== RECORDS SHOWN ==
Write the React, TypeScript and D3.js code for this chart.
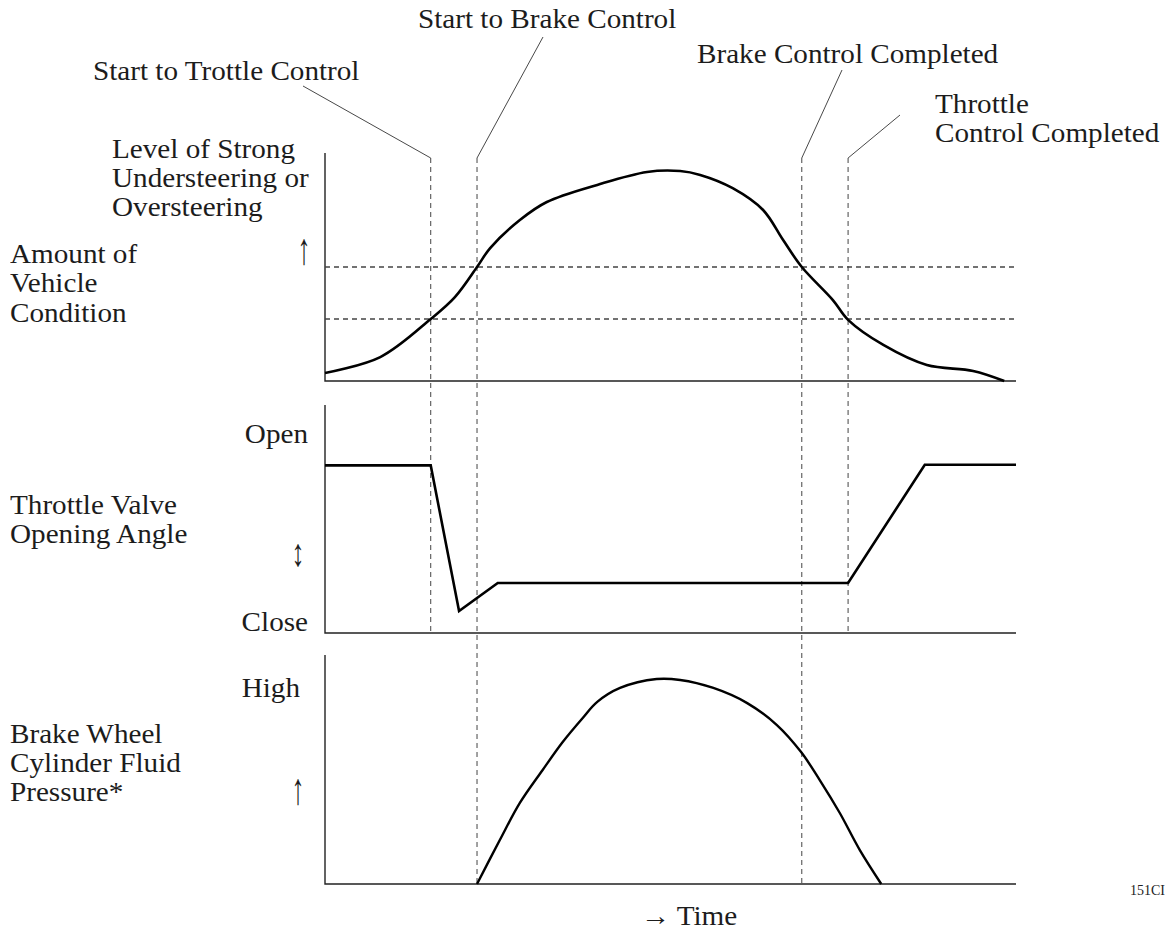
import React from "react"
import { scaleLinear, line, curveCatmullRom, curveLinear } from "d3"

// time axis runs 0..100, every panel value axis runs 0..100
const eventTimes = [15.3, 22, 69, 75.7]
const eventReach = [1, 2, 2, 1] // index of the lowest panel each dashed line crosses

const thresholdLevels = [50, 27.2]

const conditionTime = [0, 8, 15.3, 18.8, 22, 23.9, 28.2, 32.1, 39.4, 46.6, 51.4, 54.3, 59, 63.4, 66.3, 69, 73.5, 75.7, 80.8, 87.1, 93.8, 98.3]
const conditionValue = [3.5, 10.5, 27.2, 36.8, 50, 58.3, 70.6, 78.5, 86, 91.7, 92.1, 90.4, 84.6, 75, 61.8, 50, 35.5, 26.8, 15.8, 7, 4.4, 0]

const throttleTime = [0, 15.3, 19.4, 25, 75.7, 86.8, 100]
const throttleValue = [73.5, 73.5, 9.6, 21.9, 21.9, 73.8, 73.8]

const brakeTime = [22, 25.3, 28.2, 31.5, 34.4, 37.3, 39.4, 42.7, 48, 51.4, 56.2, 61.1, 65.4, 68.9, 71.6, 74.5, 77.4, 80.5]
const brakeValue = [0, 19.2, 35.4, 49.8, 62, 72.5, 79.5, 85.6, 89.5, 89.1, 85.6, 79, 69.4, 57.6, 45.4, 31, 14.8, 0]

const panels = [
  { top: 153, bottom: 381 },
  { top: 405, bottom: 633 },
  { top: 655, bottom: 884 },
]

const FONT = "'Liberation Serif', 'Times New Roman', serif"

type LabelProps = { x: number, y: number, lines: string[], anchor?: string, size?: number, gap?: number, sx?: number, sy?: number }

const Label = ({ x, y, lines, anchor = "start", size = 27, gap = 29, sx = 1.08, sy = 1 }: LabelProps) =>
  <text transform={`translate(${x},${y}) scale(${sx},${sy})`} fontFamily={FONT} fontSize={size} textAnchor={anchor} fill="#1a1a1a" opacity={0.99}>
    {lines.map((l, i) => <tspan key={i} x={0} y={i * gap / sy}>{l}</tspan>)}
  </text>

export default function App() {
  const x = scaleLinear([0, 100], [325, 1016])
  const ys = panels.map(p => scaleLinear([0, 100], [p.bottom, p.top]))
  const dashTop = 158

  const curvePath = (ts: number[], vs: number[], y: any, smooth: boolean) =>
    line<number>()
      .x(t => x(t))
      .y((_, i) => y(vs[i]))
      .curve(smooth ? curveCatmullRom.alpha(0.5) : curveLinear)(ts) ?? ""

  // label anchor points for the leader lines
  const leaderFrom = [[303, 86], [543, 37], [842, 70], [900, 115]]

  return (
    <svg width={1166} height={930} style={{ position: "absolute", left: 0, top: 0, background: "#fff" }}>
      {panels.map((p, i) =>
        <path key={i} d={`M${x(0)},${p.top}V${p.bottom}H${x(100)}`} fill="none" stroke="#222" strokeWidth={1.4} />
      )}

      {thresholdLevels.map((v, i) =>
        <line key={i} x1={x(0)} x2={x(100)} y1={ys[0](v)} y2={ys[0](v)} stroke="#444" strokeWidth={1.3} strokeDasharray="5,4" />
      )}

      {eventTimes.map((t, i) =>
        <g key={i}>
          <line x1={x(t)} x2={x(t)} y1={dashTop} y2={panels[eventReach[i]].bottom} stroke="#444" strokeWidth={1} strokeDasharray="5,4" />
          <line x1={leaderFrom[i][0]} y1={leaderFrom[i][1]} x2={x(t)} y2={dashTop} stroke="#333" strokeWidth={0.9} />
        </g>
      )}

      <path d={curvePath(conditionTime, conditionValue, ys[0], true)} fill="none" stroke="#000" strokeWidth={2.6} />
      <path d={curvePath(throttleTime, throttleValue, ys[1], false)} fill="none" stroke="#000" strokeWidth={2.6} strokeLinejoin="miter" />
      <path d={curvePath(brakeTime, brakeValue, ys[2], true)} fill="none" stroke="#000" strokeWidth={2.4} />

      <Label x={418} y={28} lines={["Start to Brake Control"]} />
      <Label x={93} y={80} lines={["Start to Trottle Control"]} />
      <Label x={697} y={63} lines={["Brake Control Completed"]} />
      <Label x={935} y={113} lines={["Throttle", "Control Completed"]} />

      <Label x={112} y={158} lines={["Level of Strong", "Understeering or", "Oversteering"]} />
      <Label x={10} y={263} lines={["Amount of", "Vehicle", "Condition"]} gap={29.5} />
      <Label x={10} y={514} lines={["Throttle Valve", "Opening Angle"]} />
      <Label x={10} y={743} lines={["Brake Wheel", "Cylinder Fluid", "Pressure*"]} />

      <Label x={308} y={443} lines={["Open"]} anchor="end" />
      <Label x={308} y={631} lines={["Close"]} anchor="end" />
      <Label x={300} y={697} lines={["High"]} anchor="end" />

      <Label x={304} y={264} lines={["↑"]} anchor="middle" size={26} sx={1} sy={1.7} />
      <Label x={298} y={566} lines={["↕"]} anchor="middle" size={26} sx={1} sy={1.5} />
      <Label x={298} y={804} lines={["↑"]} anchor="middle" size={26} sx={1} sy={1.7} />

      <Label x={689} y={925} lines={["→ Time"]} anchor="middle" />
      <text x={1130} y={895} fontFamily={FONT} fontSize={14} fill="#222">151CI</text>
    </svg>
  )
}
--
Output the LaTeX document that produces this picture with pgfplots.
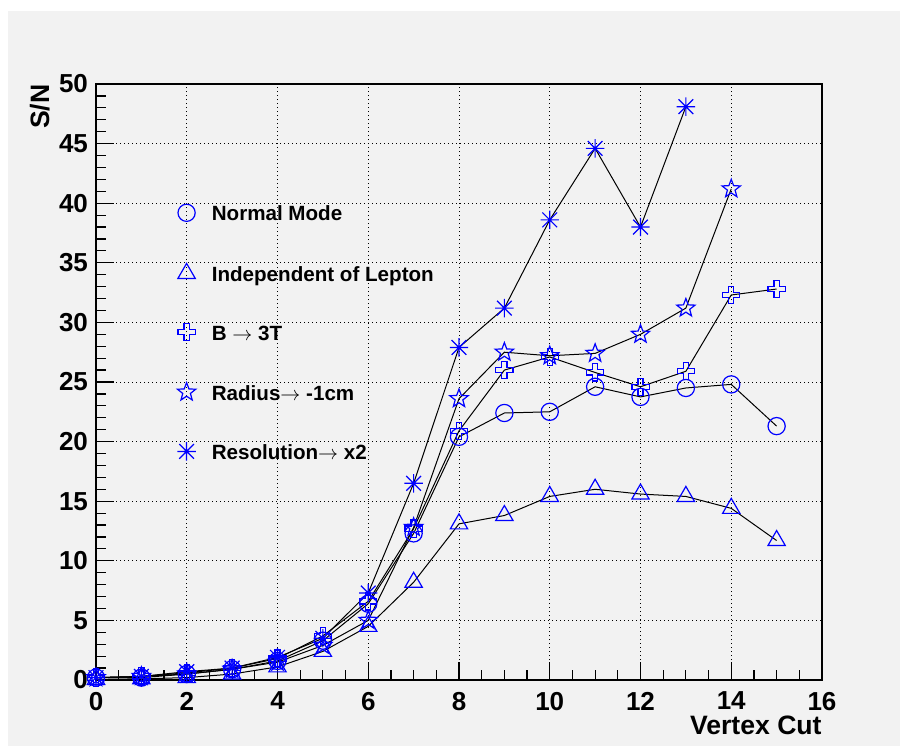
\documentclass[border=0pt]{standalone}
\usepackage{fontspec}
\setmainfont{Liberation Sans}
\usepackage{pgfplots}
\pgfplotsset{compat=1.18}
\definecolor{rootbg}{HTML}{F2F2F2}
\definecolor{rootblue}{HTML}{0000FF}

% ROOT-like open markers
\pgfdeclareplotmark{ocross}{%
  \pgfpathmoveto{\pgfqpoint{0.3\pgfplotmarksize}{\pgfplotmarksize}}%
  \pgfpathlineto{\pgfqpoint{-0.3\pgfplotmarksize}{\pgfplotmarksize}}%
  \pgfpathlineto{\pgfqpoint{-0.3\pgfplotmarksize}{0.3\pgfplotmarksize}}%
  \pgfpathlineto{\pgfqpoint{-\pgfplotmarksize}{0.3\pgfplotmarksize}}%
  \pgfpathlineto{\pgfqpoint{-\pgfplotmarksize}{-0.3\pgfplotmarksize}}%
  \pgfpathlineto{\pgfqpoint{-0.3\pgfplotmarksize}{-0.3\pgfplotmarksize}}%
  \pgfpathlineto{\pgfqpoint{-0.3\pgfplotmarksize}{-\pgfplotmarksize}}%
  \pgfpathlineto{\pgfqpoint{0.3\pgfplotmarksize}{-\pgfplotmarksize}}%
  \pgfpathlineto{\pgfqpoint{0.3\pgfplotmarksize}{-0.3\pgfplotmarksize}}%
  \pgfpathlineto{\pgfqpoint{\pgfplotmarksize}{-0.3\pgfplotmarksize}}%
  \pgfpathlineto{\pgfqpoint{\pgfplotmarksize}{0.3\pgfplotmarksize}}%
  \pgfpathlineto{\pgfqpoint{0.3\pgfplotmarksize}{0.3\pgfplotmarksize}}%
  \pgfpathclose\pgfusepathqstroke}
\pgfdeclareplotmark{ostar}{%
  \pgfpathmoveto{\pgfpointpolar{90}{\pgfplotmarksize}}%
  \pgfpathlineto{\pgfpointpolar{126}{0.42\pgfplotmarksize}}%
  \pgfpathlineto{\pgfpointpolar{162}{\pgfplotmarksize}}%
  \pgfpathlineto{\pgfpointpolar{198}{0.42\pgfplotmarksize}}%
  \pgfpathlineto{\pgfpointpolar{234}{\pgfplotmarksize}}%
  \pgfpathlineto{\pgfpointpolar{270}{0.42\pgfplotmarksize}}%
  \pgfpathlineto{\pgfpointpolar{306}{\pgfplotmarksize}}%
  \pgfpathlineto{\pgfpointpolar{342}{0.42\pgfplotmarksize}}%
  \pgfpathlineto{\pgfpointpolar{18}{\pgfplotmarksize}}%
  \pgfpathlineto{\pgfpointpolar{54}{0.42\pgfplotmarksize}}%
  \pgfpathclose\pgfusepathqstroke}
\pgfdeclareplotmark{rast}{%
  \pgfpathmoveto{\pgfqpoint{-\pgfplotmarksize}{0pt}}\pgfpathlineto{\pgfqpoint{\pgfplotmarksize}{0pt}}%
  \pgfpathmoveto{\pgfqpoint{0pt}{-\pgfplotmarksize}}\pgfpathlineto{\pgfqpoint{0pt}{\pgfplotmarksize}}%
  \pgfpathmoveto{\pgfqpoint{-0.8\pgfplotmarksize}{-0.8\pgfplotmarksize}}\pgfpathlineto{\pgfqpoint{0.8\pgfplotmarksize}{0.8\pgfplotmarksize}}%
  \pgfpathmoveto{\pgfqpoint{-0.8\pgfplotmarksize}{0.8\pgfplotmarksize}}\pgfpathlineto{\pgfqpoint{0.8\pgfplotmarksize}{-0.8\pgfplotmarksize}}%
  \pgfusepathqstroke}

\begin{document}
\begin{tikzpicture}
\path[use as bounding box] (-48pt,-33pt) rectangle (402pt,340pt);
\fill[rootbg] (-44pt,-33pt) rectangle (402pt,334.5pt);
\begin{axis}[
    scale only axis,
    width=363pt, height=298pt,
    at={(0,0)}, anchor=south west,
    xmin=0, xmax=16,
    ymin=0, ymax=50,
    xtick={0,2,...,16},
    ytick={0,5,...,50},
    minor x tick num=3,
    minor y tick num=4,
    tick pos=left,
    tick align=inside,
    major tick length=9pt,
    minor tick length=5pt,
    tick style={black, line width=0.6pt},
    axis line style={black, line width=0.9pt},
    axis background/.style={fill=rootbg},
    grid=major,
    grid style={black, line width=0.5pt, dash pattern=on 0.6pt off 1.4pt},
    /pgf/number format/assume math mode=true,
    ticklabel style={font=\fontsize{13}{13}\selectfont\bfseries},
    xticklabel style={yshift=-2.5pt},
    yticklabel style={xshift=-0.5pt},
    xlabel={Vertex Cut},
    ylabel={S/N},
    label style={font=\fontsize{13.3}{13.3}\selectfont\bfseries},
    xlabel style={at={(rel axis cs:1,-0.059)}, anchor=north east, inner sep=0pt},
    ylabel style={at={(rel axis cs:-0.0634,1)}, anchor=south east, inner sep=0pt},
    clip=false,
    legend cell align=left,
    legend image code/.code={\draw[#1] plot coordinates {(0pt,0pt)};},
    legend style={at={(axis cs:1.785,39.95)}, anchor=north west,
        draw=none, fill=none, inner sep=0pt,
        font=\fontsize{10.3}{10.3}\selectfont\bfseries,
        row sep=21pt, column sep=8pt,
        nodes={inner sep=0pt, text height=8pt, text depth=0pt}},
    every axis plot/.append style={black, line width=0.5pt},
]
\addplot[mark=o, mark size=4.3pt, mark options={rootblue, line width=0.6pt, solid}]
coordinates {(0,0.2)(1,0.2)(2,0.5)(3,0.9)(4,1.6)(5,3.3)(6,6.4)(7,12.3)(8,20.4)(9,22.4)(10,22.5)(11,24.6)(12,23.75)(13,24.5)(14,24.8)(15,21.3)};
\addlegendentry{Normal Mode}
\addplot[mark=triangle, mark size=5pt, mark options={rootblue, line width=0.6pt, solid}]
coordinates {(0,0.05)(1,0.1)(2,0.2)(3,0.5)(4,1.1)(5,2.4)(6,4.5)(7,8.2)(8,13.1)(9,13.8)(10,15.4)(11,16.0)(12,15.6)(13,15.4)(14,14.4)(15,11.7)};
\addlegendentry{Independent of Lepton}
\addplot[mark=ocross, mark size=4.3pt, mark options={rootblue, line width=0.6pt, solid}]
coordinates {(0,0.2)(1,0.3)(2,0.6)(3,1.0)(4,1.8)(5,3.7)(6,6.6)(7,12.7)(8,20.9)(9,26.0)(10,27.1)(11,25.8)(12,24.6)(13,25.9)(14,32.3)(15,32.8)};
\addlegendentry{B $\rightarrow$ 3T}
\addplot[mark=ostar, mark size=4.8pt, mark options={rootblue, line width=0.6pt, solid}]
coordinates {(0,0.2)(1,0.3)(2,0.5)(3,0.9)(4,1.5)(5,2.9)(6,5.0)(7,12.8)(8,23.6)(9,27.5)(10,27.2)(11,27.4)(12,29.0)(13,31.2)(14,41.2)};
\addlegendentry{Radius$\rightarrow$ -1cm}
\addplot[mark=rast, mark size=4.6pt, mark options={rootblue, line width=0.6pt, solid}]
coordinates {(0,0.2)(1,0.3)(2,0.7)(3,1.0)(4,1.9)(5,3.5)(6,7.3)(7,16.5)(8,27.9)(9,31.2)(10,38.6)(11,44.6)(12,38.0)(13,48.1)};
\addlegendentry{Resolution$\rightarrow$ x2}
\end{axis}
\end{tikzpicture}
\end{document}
--
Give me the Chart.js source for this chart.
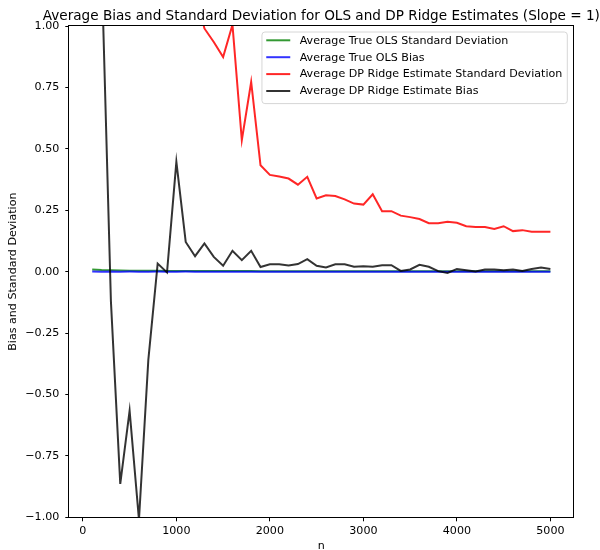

== GOAL ==
Your task is to reproduce only the lines from the one with "Write the React, TypeScript" through the one with "line, curveCatmullRom, curveLinear", keeping both ends. Skip every picture.

== RESPONSE ==
Write the React, TypeScript and D3.js code for this chart.
import React from "react"
import { scaleLinear, line, curveCatmullRom, curveLinear } from "d3"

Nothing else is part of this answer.